┏━━
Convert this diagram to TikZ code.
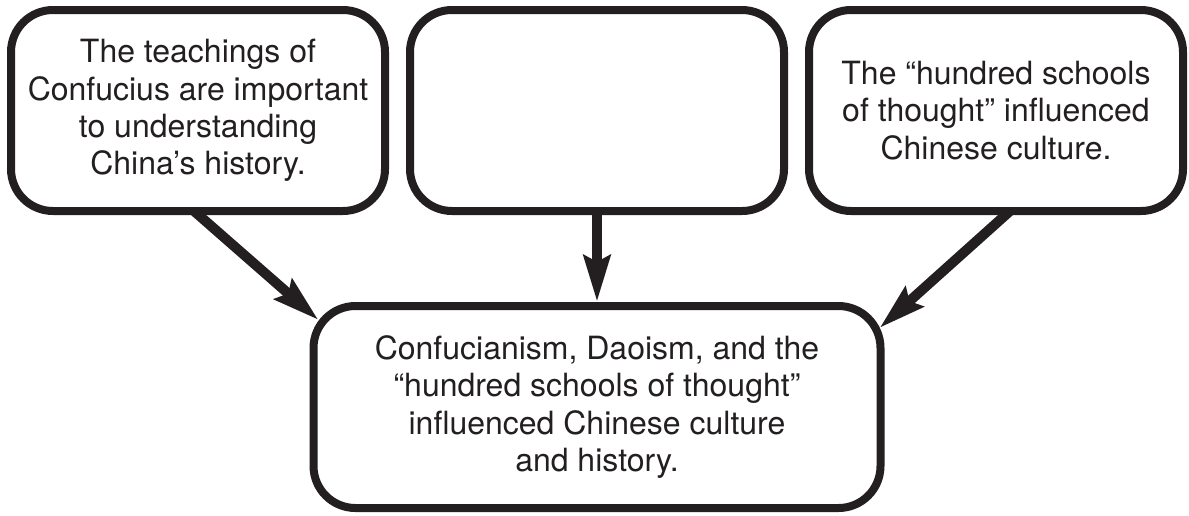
\documentclass[tikz,border=0pt]{standalone}
\usepackage{fontspec}
\setmainfont{TeX Gyre Heros}
\usetikzlibrary{%
  arrows.meta,%
  calc, %
  positioning% wg. " of "
}
\definecolor{ink}{RGB}{35,31,32}

\begin{document}
\begin{tikzpicture}[
    >={Stealth[length=23pt,width=13pt,inset=3pt]},
    line join=round,
    box/.style={rectangle,draw=ink,line width=4pt,fill=white,rounded corners=21pt,
        outer sep=0pt,minimum width=187pt,minimum height=100.5pt,align=center,
        text=ink,font=\fontsize{16}{18.7}\selectfont},
    link/.style={->,draw=ink,line width=5pt},
    node distance=12.5pt
  ]
    \useasboundingbox (0,0) rectangle (594.5pt,-257.5pt);

    \node (blank)   [box] at (298.5pt,-55.25pt) {};
    \node (teach)   [box,left=of blank]  {The teachings of\\Confucius are important\\to understanding\\China’s history.};
    \node (schools) [box,right=of blank] {The “hundred schools\\of thought” influenced\\Chinese culture.};
    \node (result)  [box,below=47.5pt of blank,minimum width=283.5pt,minimum height=101pt]
        {Confucianism, Daoism, and the\\“hundred schools of thought”\\influenced Chinese culture\\and history.};

    \coordinate (teachtip)   at ($(result.north west)+(2.5pt,-7pt)$);
    \coordinate (schoolstip) at ($(result.north east)+(-0.5pt,-11pt)$);

    \draw[link] ($(teach.south)+(-2pt,0)$) -- (teachtip);
    \draw[link,shorten >=2pt] (blank.south) -- (blank.south |- result.north);
    \draw[link] ($(schools.south)+(7pt,0)$) -- (schoolstip);
\end{tikzpicture}
\end{document}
┗━━
PROBLEM STATEMENT: Copy nothing but the lines from the first one in the listing through the line with "(0,0) rectangle (594.5pt,-257.5pt);", and omit the pictures.

TASK SOLUTION:
Convert this diagram to TikZ code.
\documentclass[tikz,border=0pt]{standalone}
\usepackage{fontspec}
\setmainfont{TeX Gyre Heros}
\usetikzlibrary{%
  arrows.meta,%
  calc, %
  positioning% wg. " of "
}
\definecolor{ink}{RGB}{35,31,32}

\begin{document}
\begin{tikzpicture}[
    >={Stealth[length=23pt,width=13pt,inset=3pt]},
    line join=round,
    box/.style={rectangle,draw=ink,line width=4pt,fill=white,rounded corners=21pt,
        outer sep=0pt,minimum width=187pt,minimum height=100.5pt,align=center,
        text=ink,font=\fontsize{16}{18.7}\selectfont},
    link/.style={->,draw=ink,line width=5pt},
    node distance=12.5pt
  ]
    \useasboundingbox (0,0) rectangle (594.5pt,-257.5pt);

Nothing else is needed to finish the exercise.